* [Dataset extract]
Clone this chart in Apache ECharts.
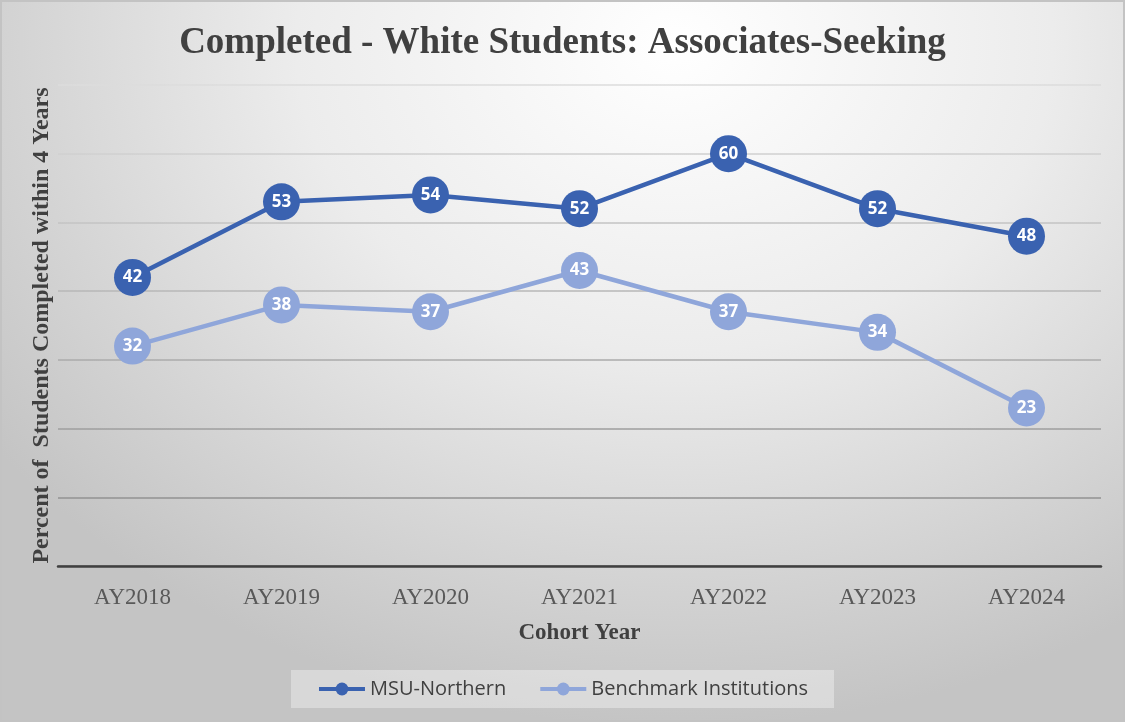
<!DOCTYPE html>
<html>
<head>
<meta charset="utf-8">
<script src="https://cdn.jsdelivr.net/npm/echarts@6/dist/echarts.min.js"></script>
<style>
  html, body { margin: 0; padding: 0; }
  #main {
    width: 1121px; height: 718px;
    border: 2px solid #c3c3c3;
    background: radial-gradient(ellipse 75% 95% at 60% 6%, #ffffff 0%, #ececec 45%, #d6d6d6 75%, #c4c4c4 100%);
  }
</style>
</head>
<body>
<div id="main"></div>
<script>
var categories = ['AY2018', 'AY2019', 'AY2020', 'AY2021', 'AY2022', 'AY2023', 'AY2024'];
var msuNorthern = [42, 53, 54, 52, 60, 52, 48];
var benchmark = [32, 38, 37, 43, 37, 34, 23];

var myChart = echarts.init(document.getElementById('main'));

var labelStyle = {
    show: true,
    position: 'inside',
    color: '#ffffff',
    fontWeight: 'bold',
    fontSize: 17,
    fontFamily: 'Open Sans'
};

var option = {
    backgroundColor: 'transparent',
    title: {
        text: 'Completed - White Students: Associates-Seeking',
        left: 'center',
        top: 18,
        textStyle: {
            fontFamily: 'Liberation Serif',
            fontSize: 37,
            fontWeight: 'bold',
            color: '#404040'
        }
    },
    legend: {
        bottom: 12,
        left: 'center',
        itemWidth: 46,
        itemHeight: 16,
        itemGap: 32,
        padding: [9, 26, 9, 26],
        backgroundColor: 'rgba(255,255,255,0.35)',
        lineStyle: { width: 4 },
        textStyle: { fontFamily: 'Open Sans', fontSize: 20, color: '#404040' },
        data: ['MSU-Northern', 'Benchmark Institutions']
    },
    grid: {
        left: 56,
        right: 22,
        top: 83,
        bottom: 154
    },
    xAxis: {
        type: 'category',
        data: categories,
        name: 'Cohort Year',
        nameLocation: 'middle',
        nameGap: 56,
        nameTextStyle: { fontFamily: 'Liberation Serif', fontSize: 23, fontWeight: 'bold', color: '#404040' },
        axisLine: { lineStyle: { color: '#404040', width: 2.5 } },
        axisTick: { show: false },
        axisLabel: { fontFamily: 'Liberation Serif', fontSize: 23, color: '#595959', margin: 20 }
    },
    yAxis: {
        type: 'value',
        min: 0,
        max: 70,
        interval: 10,
        name: 'Percent of  Students Completed within 4 Years',
        nameLocation: 'middle',
        nameGap: 4,
        nameTextStyle: { fontFamily: 'Liberation Serif', fontSize: 24, fontWeight: 'bold', color: '#404040' },
        axisLine: { show: false },
        axisTick: { show: false },
        axisLabel: { show: false },
        splitLine: {
            lineStyle: {
                width: 1.5,
                color: {
                    type: 'linear', x: 0, y: 85, x2: 0, y2: 566, global: true,
                    colorStops: [
                        { offset: 0, color: '#dcdcdc' },
                        { offset: 1, color: '#858585' }
                    ]
                }
            }
        }
    },
    series: [
        {
            name: 'MSU-Northern',
            type: 'line',
            data: msuNorthern,
            symbol: 'circle',
            symbolSize: 37,
            color: '#3a62b0',
            lineStyle: { width: 4.5, color: '#3a62b0' },
            itemStyle: { color: '#3a62b0' },
            label: labelStyle,
            z: 3
        },
        {
            name: 'Benchmark Institutions',
            type: 'line',
            data: benchmark,
            symbol: 'circle',
            symbolSize: 37,
            color: '#8fa6da',
            lineStyle: { width: 4.5, color: '#8fa6da' },
            itemStyle: { color: '#8fa6da' },
            label: labelStyle,
            z: 2
        }
    ]
};

myChart.setOption(option);
</script>
</body>
</html>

* [Problem to solve] Pictures excluded, quote all the data above exactly.

* [Written solution]
Clone this chart in Apache ECharts.
<!DOCTYPE html>
<html>
<head>
<meta charset="utf-8">
<script src="https://cdn.jsdelivr.net/npm/echarts@6/dist/echarts.min.js"></script>
<style>
  html, body { margin: 0; padding: 0; }
  #main {
    width: 1121px; height: 718px;
    border: 2px solid #c3c3c3;
    background: radial-gradient(ellipse 75% 95% at 60% 6%, #ffffff 0%, #ececec 45%, #d6d6d6 75%, #c4c4c4 100%);
  }
</style>
</head>
<body>
<div id="main"></div>
<script>
var categories = ['AY2018', 'AY2019', 'AY2020', 'AY2021', 'AY2022', 'AY2023', 'AY2024'];
var msuNorthern = [42, 53, 54, 52, 60, 52, 48];
var benchmark = [32, 38, 37, 43, 37, 34, 23];

var myChart = echarts.init(document.getElementById('main'));

var labelStyle = {
    show: true,
    position: 'inside',
    color: '#ffffff',
    fontWeight: 'bold',
    fontSize: 17,
    fontFamily: 'Open Sans'
};

var option = {
    backgroundColor: 'transparent',
    title: {
        text: 'Completed - White Students: Associates-Seeking',
        left: 'center',
        top: 18,
        textStyle: {
            fontFamily: 'Liberation Serif',
            fontSize: 37,
            fontWeight: 'bold',
            color: '#404040'
        }
    },
    legend: {
        bottom: 12,
        left: 'center',
        itemWidth: 46,
        itemHeight: 16,
        itemGap: 32,
        padding: [9, 26, 9, 26],
        backgroundColor: 'rgba(255,255,255,0.35)',
        lineStyle: { width: 4 },
        textStyle: { fontFamily: 'Open Sans', fontSize: 20, color: '#404040' },
        data: ['MSU-Northern', 'Benchmark Institutions']
    },
    grid: {
        left: 56,
        right: 22,
        top: 83,
        bottom: 154
    },
    xAxis: {
        type: 'category',
        data: categories,
        name: 'Cohort Year',
        nameLocation: 'middle',
        nameGap: 56,
        nameTextStyle: { fontFamily: 'Liberation Serif', fontSize: 23, fontWeight: 'bold', color: '#404040' },
        axisLine: { lineStyle: { color: '#404040', width: 2.5 } },
        axisTick: { show: false },
        axisLabel: { fontFamily: 'Liberation Serif', fontSize: 23, color: '#595959', margin: 20 }
    },
    yAxis: {
        type: 'value',
        min: 0,
        max: 70,
        interval: 10,
        name: 'Percent of  Students Completed within 4 Years',
        nameLocation: 'middle',
        nameGap: 4,
        nameTextStyle: { fontFamily: 'Liberation Serif', fontSize: 24, fontWeight: 'bold', color: '#404040' },
        axisLine: { show: false },
        axisTick: { show: false },
        axisLabel: { show: false },
        splitLine: {
            lineStyle: {
                width: 1.5,
                color: {
                    type: 'linear', x: 0, y: 85, x2: 0, y2: 566, global: true,
                    colorStops: [
                        { offset: 0, color: '#dcdcdc' },
                        { offset: 1, color: '#858585' }
                    ]
                }
            }
        }
    },
    series: [
        {
            name: 'MSU-Northern',
            type: 'line',
            data: msuNorthern,
            symbol: 'circle',
            symbolSize: 37,
            color: '#3a62b0',
            lineStyle: { width: 4.5, color: '#3a62b0' },
            itemStyle: { color: '#3a62b0' },
            label: labelStyle,
            z: 3
        },
        {
            name: 'Benchmark Institutions',
            type: 'line',
            data: benchmark,
            symbol: 'circle',
            symbolSize: 37,
            color: '#8fa6da',
            lineStyle: { width: 4.5, color: '#8fa6da' },
            itemStyle: { color: '#8fa6da' },
            label: labelStyle,
            z: 2
        }
    ]
};

myChart.setOption(option);
</script>
</body>
</html>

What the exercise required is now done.